Increasing of the precursor diameter to 70 µm decreases the rate of MW heating (Figure S1). In this case, the edge-to-core difference at the start of the heating reaches nearly 9.9°C and decreases over time of 295 ms to a difference of 0.17°C at 1000°C. This confirms that increases in diameter result in larger temperature gradients during heating. Interestingly, a predicted Tmax close to 1000°C is observed regardless of the fibre diameter.
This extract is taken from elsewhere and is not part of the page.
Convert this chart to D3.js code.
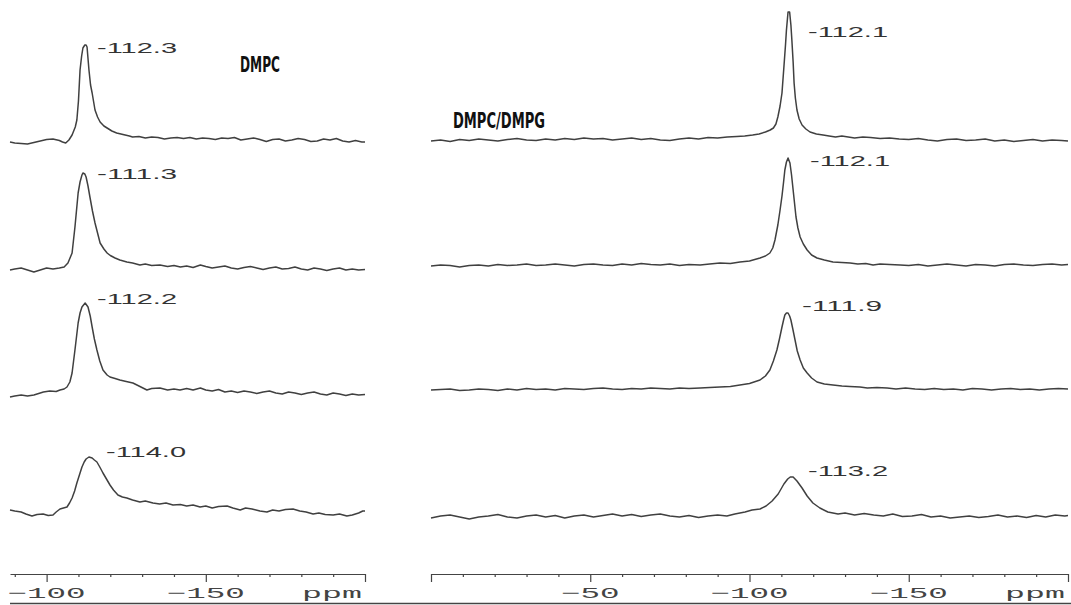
<!DOCTYPE html>
<html><head><meta charset="utf-8">
<script src="https://cdn.jsdelivr.net/npm/d3@7"></script>
<style>html,body{margin:0;padding:0;background:#fff;} svg{display:block;}</style>
</head><body>
<svg id="c" width="1071" height="605"></svg>
<script>
// ---------------- DATA ----------------
const panelTitles = ["DMPC", "DMPC/DMPG"];
const shiftLabels = ["-112.3", "-111.3", "-112.2", "-114.0", "-112.1", "-112.1", "-111.9", "-113.2"];
const axisUnit = "ppm";
const leftMajorTicks = [-100, -150, -200];
const leftMinorTicks = [-90, -110, -120, -130, -140, -160, -170, -180, -190];
const leftTickLabels = ["-100", "-150"];
const rightMajorTicks = [0, -50, -100, -150, -200];
const rightMinorTicks = [-10, -20, -30, -40, -60, -70, -80, -90, -110, -120, -130, -140, -160, -170, -180, -190];
const rightTickLabels = ["-50", "-100", "-150"];

// spectra: [ppm, intensity (arb. units)]
const dmpcA = [[-88.5,-1],[-90,-2],[-92,-2.5],[-94,-3],[-96,-1.5],[-98,0],[-100,1.5],[-102,2],[-104,0.5],[-105,-1],[-106,-2],[-107,1],[-108,6],[-109,14],[-109.5,21],[-110,40],[-110.5,71],[-111,85],[-111.4,93],[-112,96],[-112.4,96],[-112.7,94],[-113.3,71],[-113.8,56],[-114.3,48],[-115.2,31],[-116,24],[-116.8,19],[-118,15],[-119,13],[-120.5,10],[-122,8],[-124,6.5],[-126,5],[-127,4],[-129,4.5],[-131,3],[-133,4],[-135,3.5],[-137,2],[-139,3],[-141,3.5],[-143,2.5],[-145,3.5],[-147,2],[-149,3],[-151,2.5],[-153,1.5],[-155,3],[-157,2.5],[-159,3.5],[-161,1],[-163,2],[-165,3],[-167,1.5],[-169,-0.5],[-171,1.5],[-173,2],[-175,0],[-177,1],[-179,2.5],[-181,1.5],[-183,-0.5],[-185,0],[-187,2],[-189,1],[-191,2.5],[-193,0],[-195,-1],[-197,0.5],[-199,-1],[-200,-1]];
const dmpcB = [[-88.5,-2],[-90,-1],[-92,0],[-94,-2],[-96,-4],[-98,-2],[-100,0],[-102,-1],[-104,0],[-105.5,1],[-106.7,5],[-108,15],[-108.9,41],[-109.9,75],[-110.5,86],[-111.1,93],[-111.4,95],[-112,94],[-112.4,91],[-113,82],[-113.6,71],[-114.4,57],[-115.2,45],[-116,35],[-116.8,25],[-118,19],[-119,15],[-120,12.5],[-121.5,10],[-123,8],[-125.2,6],[-127,5],[-129.3,3],[-131,4],[-133,2.5],[-135.6,3],[-138,1.5],[-140,2.5],[-142,1],[-144,2],[-146,0.5],[-148.3,3],[-150,1.5],[-152,0],[-154,1],[-156,2],[-158,0],[-160,-1],[-162,0.5],[-164,1.5],[-166,0],[-168,-1.5],[-170,0],[-172,1],[-174,-1],[-176,-0.5],[-178,1],[-180,-1],[-182,-2],[-184,0],[-186,-1],[-188,-2.5],[-190,-1],[-192,0],[-194,-2],[-196,-1],[-198,-2],[-200,-1.5]];
const dmpcC = [[-88.5,-5],[-90,-4],[-92,-3],[-94,-4],[-96,-3],[-98,-1],[-99,0],[-101,1],[-103,0.5],[-104.2,2],[-105.5,3],[-106.4,5],[-107.3,10],[-108,19],[-108.9,42],[-109.9,69],[-110.5,79],[-111.1,85],[-112.1,89],[-113,85],[-113.7,76],[-114.3,65],[-115,53],[-115.8,42],[-116.7,31],[-117.7,22],[-119,17],[-119.9,15],[-121.5,13.5],[-123,12],[-125,10.5],[-127.1,9],[-129,6],[-131.5,2],[-133,3.5],[-135.6,4],[-138,2],[-140,3],[-141.9,2],[-144,3.5],[-146,2],[-148.3,4],[-150,2],[-152,1],[-154,2.5],[-156,0],[-158,1],[-160,-0.5],[-162,1],[-164,0],[-166,-1.5],[-168,0],[-170,1],[-172,-1],[-174,-2],[-176,0],[-178,-1],[-180,-2.5],[-182,-1],[-184,0],[-186,-2],[-188,-3],[-190,-1],[-192,-2],[-194,-3.5],[-196,-2],[-198,-3],[-200,-2.5]];
const dmpcD = [[-88.5,2],[-90,1],[-92,0],[-93.5,-2],[-95.4,-4],[-97,-2.5],[-98.9,-2],[-100.5,-3.5],[-102,-3],[-103,0],[-104.2,3],[-105.3,4],[-106.4,5],[-107.2,9],[-108,14],[-108.8,21],[-109.5,29],[-110.3,37],[-111.1,45],[-111.8,50],[-112.4,53],[-113.3,55],[-114.3,54],[-115,52],[-115.8,50],[-116.7,45],[-117.7,39],[-118.8,33],[-119.9,27],[-121,22],[-122.4,17],[-123.8,15],[-125.2,14],[-127,12],[-129.3,10],[-131,11],[-133.4,9],[-135.5,8],[-137.5,9],[-139.7,7],[-142,7.5],[-144,6],[-146,7],[-148.2,5],[-150,6],[-152,4],[-154,5.5],[-156.7,6],[-158.5,4],[-160.8,2],[-162.5,4],[-164.5,3],[-167,1],[-169.2,0],[-171,2],[-173,1],[-175,2.5],[-177.4,3],[-179.5,1],[-181.5,0],[-183.7,-2],[-185.5,-1],[-187.5,-2.5],[-190,-3],[-192,-2],[-194.3,-4],[-196,-3],[-198,-1],[-199.3,1],[-200,1]];

const mixA = [[0,-1],[-3,0],[-6,-1.5],[-9,0.5],[-12,-0.5],[-15,1],[-18,0],[-21,-1],[-24,0.5],[-27,1.5],[-30,0],[-33,-0.5],[-36,1],[-39,0],[-42,1.5],[-45,0.5],[-48,2],[-51,1],[-54,1.5],[-57,0],[-60,1],[-63,2],[-66,0.5],[-69,1.5],[-72,0],[-75,-0.5],[-78,1],[-81,2],[-84,1],[-87,2.5],[-90,2],[-93,3],[-96,3.5],[-98.5,4],[-101,5],[-103,6],[-105,8],[-106.5,10],[-107.5,12],[-108.3,16],[-108.9,23],[-109.6,34],[-110.2,47],[-110.8,73],[-111.3,95],[-111.6,110],[-112.1,128],[-112.6,128],[-113,115],[-113.3,100],[-113.7,78],[-114,57],[-114.4,42],[-114.9,30],[-115.6,21],[-116.5,15],[-117.7,11],[-119,8],[-121,6],[-123.1,5],[-125,4],[-127,3],[-129,4],[-131,3],[-133,2],[-135.6,3],[-138,2.5],[-141,1.5],[-144,2],[-147,1],[-150,0.5],[-153,1.5],[-156,0],[-159,-1],[-162,0.5],[-165,1],[-168,-0.5],[-171,0],[-174,1],[-177,-1],[-180,0],[-183,-1.5],[-186,-0.5],[-189,0.5],[-192,-1],[-195,0],[-198,-0.5],[-200,-1]];
const mixB = [[0,-1],[-3,0],[-6,-0.5],[-9,-2],[-12,-0.5],[-15,0],[-18,-1],[-21,0.5],[-24,-0.5],[-27,0],[-30,1],[-33,-0.5],[-36,0],[-39,1],[-42,0],[-45,-1],[-48,0.5],[-51,1],[-54,0],[-57,-0.5],[-60,1],[-63,0],[-66,1.5],[-69,0.5],[-72,0],[-75,1],[-78,-0.5],[-81,0.5],[-84.5,0],[-87.5,1],[-90.7,2],[-94,1.5],[-97,3],[-100,4],[-103.3,7],[-105,9],[-106.4,12],[-107.3,17],[-108,25],[-108.9,40],[-109.6,55],[-110.2,69],[-110.7,83],[-111.1,95],[-111.6,103],[-112.1,107],[-112.7,102],[-113.2,90],[-113.7,75],[-114.2,60],[-114.6,48],[-115.2,37],[-115.9,28],[-116.9,21],[-118.1,15],[-119.5,10],[-121.2,7],[-123.5,5],[-126.2,3],[-129,2.5],[-131.6,2],[-134,1],[-136.5,1.5],[-138.8,0],[-141,1],[-144,0.5],[-147.3,0],[-150,-0.5],[-153,0.5],[-156,-1],[-159,0],[-162,1],[-165,0],[-168,-1],[-171,0.5],[-174,0],[-177,-1],[-180,0.5],[-183,1],[-186,0],[-189,-0.5],[-192,0.5],[-195,1],[-198,0],[-200,0.5]];
const mixC = [[0,-1],[-3,-0.5],[-6,0],[-9,-1.5],[-12,-1],[-15,0],[-18,-0.5],[-21,-1.5],[-24,0],[-27,-1],[-30,0.5],[-33,-0.5],[-36,0],[-39,-1],[-42,0.5],[-45,0],[-48,-0.5],[-51,0.5],[-54,1],[-57,0],[-60,-0.5],[-63,0.5],[-66,0],[-69,1],[-72,0.5],[-75,0],[-78,1],[-81,0.5],[-84.5,1],[-87.5,1.5],[-90.7,2],[-94,2.5],[-97,4],[-100,5.5],[-103.3,9],[-105,13],[-106.4,19],[-107.5,28],[-108.6,39],[-109.4,50],[-110.2,62],[-110.7,69],[-111.1,74],[-111.6,76],[-112.1,76],[-112.6,73],[-113,69],[-113.6,60],[-114.3,49],[-115,38],[-115.9,29],[-116.9,21],[-118.1,16],[-119.5,11],[-121.2,7],[-123.5,5],[-126.2,4],[-129,3],[-131.5,2.5],[-134.7,2],[-137,1],[-140,1.5],[-143.2,1],[-146,0],[-149,1],[-152,0],[-155,-0.5],[-158,0.5],[-161,-0.5],[-164,0],[-167,-1],[-170,0.5],[-173,0],[-176,-1],[-179,0],[-182,0.5],[-185,-0.5],[-188,0],[-191,-1],[-194,0],[-197,0.5],[-200,0]];
const mixD = [[0,-2],[-3,0],[-6,1],[-9,-1],[-12,-3],[-15,-1],[-18,0],[-21,1.5],[-24,-1],[-27,-2],[-30,0],[-33,1],[-36,-1],[-39,0.5],[-42,-2],[-45,0],[-48,1],[-51,-1],[-54,0.5],[-57,2],[-60,0],[-63,1.5],[-66,-0.5],[-69,1],[-72,2],[-75,0],[-78,-1],[-81,0.5],[-84,-1.5],[-87,0],[-90,1],[-92.9,0],[-95.4,2],[-98.6,4],[-100.8,6],[-103.3,7],[-105.2,10],[-107.1,15],[-109,22],[-110.8,32],[-112,37],[-112.8,39],[-113.7,39],[-114.9,35],[-116.5,28],[-118.1,20],[-119.9,13],[-122.1,8],[-124.6,4],[-127.8,2],[-130,3],[-133,1],[-136,2.5],[-139,1],[-142,0],[-145,2],[-148,-0.5],[-151,0],[-154,1.5],[-157,-1],[-160,0],[-163,-2],[-166,-1],[-169,0],[-172,-1.5],[-175,-0.5],[-178,1],[-181,-1],[-184,0],[-187,-1.5],[-190,0.5],[-193,-1],[-196,1],[-199,0],[-200,0.5]];

// ---------------- LAYOUT ----------------
const svg = d3.select("#c");
svg.append("rect").attr("width", 1071).attr("height", 605).attr("fill", "#fff");

const xLeft = d3.scaleLinear().domain([-88.5, -200]).range([10, 365]);
const xRight = d3.scaleLinear().domain([0, -200]).range([431, 1068]);

const leftBase = [141, 268, 392, 512];
const rightBase = [140, 265, 389, 516];
const rowScale = b => d3.scaleLinear().domain([0, 100]).range([b, b - 100]);

const spectra = [
  {data: dmpcA, x: xLeft, y: rowScale(leftBase[0]), label: shiftLabels[0], lx: 97, ly: 53},
  {data: dmpcB, x: xLeft, y: rowScale(leftBase[1]), label: shiftLabels[1], lx: 97, ly: 179},
  {data: dmpcC, x: xLeft, y: rowScale(leftBase[2]), label: shiftLabels[2], lx: 97, ly: 304},
  {data: dmpcD, x: xLeft, y: rowScale(leftBase[3]), label: shiftLabels[3], lx: 106, ly: 457},
  {data: mixA, x: xRight, y: rowScale(rightBase[0]), label: shiftLabels[4], lx: 808, ly: 37},
  {data: mixB, x: xRight, y: rowScale(rightBase[1]), label: shiftLabels[5], lx: 810, ly: 166},
  {data: mixC, x: xRight, y: rowScale(rightBase[2]), label: shiftLabels[6], lx: 802, ly: 311},
  {data: mixD, x: xRight, y: rowScale(rightBase[3]), label: shiftLabels[7], lx: 808, ly: 476}
];

const INK = "#404040";
spectra.forEach(s => {
  const line = d3.line().x(d => s.x(d[0])).y(d => s.y(d[1])).curve(d3.curveLinear);
  svg.append("path").attr("d", line(s.data)).attr("fill", "none")
    .attr("stroke", INK).attr("stroke-width", 1.5).attr("stroke-linejoin", "round");
  svg.append("text").attr("x", s.lx).attr("y", s.ly).text(s.label)
    .attr("font-family", "'Liberation Sans', Arial, sans-serif").attr("font-size", 15)
    .attr("fill", "#333").attr("textLength", 80).attr("lengthAdjust", "spacingAndGlyphs");
});

// titles
const titleFont = "'Liberation Sans Narrow', 'DejaVu Sans Condensed', sans-serif";
svg.append("text").attr("x", 240).attr("y", 72).text(panelTitles[0])
  .attr("font-family", titleFont).attr("font-weight", "bold").attr("font-size", 21)
  .attr("fill", "#111").attr("textLength", 40).attr("lengthAdjust", "spacingAndGlyphs");
svg.append("text").attr("x", 453).attr("y", 128).text(panelTitles[1])
  .attr("font-family", titleFont).attr("font-weight", "bold").attr("font-size", 21)
  .attr("fill", "#111").attr("textLength", 92).attr("lengthAdjust", "spacingAndGlyphs");

// axes
const AXIS_Y = 574;
const showMinus = s => s.replace("-", "\u2212");
function drawAxis(scale, minor, major, labelVals, labels) {
  const gMin = svg.append("g").attr("transform", `translate(0,${AXIS_Y})`)
    .call(d3.axisBottom(scale).tickValues(minor).tickSize(3).tickSizeOuter(0).tickFormat(""));
  const gMaj = svg.append("g").attr("transform", `translate(0,${AXIS_Y})`)
    .call(d3.axisBottom(scale).tickValues(major).tickSize(8).tickSizeOuter(0).tickFormat(""));
  gMaj.select(".domain").remove();
  [gMin, gMaj].forEach(g => {
    g.selectAll("path,line").attr("stroke", "#444").attr("stroke-width", 1.2);
  });
  labelVals.forEach((v, i) => {
    svg.append("text").attr("x", scale(v)).attr("y", 598).attr("text-anchor", "middle")
      .text(showMinus(labels[i])).attr("font-family", "'Liberation Mono', monospace").attr("font-size", 15)
      .attr("fill", "#444").attr("textLength", labels[i].length * 19.5)
      .attr("lengthAdjust", "spacingAndGlyphs");
  });
  svg.append("text").attr("x", scale(-200) - 3).attr("y", 598).attr("text-anchor", "end")
    .text(axisUnit).attr("font-family", "'Liberation Mono', monospace").attr("font-size", 15)
    .attr("fill", "#444").attr("textLength", 60).attr("lengthAdjust", "spacingAndGlyphs");
}
drawAxis(xLeft, leftMinorTicks, leftMajorTicks, leftTickLabels.map(Number), leftTickLabels);
drawAxis(xRight, rightMinorTicks, rightMajorTicks, rightTickLabels.map(Number), rightTickLabels);

// bottom rule
svg.append("line").attr("x1", 10).attr("x2", 1071).attr("y1", 603.5).attr("y2", 603.5)
  .attr("stroke", "#444").attr("stroke-width", 1.5);
</script>
</body></html>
The model does not take into account absorption of MWs by the precursor material itself and therefore the modelled diameter has little effect once the temperature reaches the maximum where equilibrium between the heat generated in the susceptor and the heat lost through radiation/convection is achieved.
Life cycle analysis of MW heating was performed to quantify the environmental and cost benefits achieved via MW carbonisation (the LCA methodology is described in the SI file). The energy demand and environmental impact for production of 1 kg of CF from PAN and lignin-based precursor via conventional and MW heating are compared in Fig. 8.
Using MW technology for CF production shows great potential to decrease the cumulative energy demand for both PAN and lignin-based fibres. It is predicted that application of MW heating reduces energy demand of PAN based and lignin-blend based CFs production by 70.2% and 66.8% respectively. Results also shows that the climate impact of the CFs production using a conventional furnace is significantly higher for PAN-based fibres compared to lignin- based fibres, despite lower carbon yield of the latter material. This is attributed to lower climate impact of the PF production. Furthermore, lignin’s inherent properties in theory reduce the energy consumption in the CF production step due to high level of aromaticity [36]. MW technology also reduces CO2 emission of PAN based CFs production to 27.6% of its conventional process value. Application of lignin blend reduces the climate impact of PF production by up to 69.5%.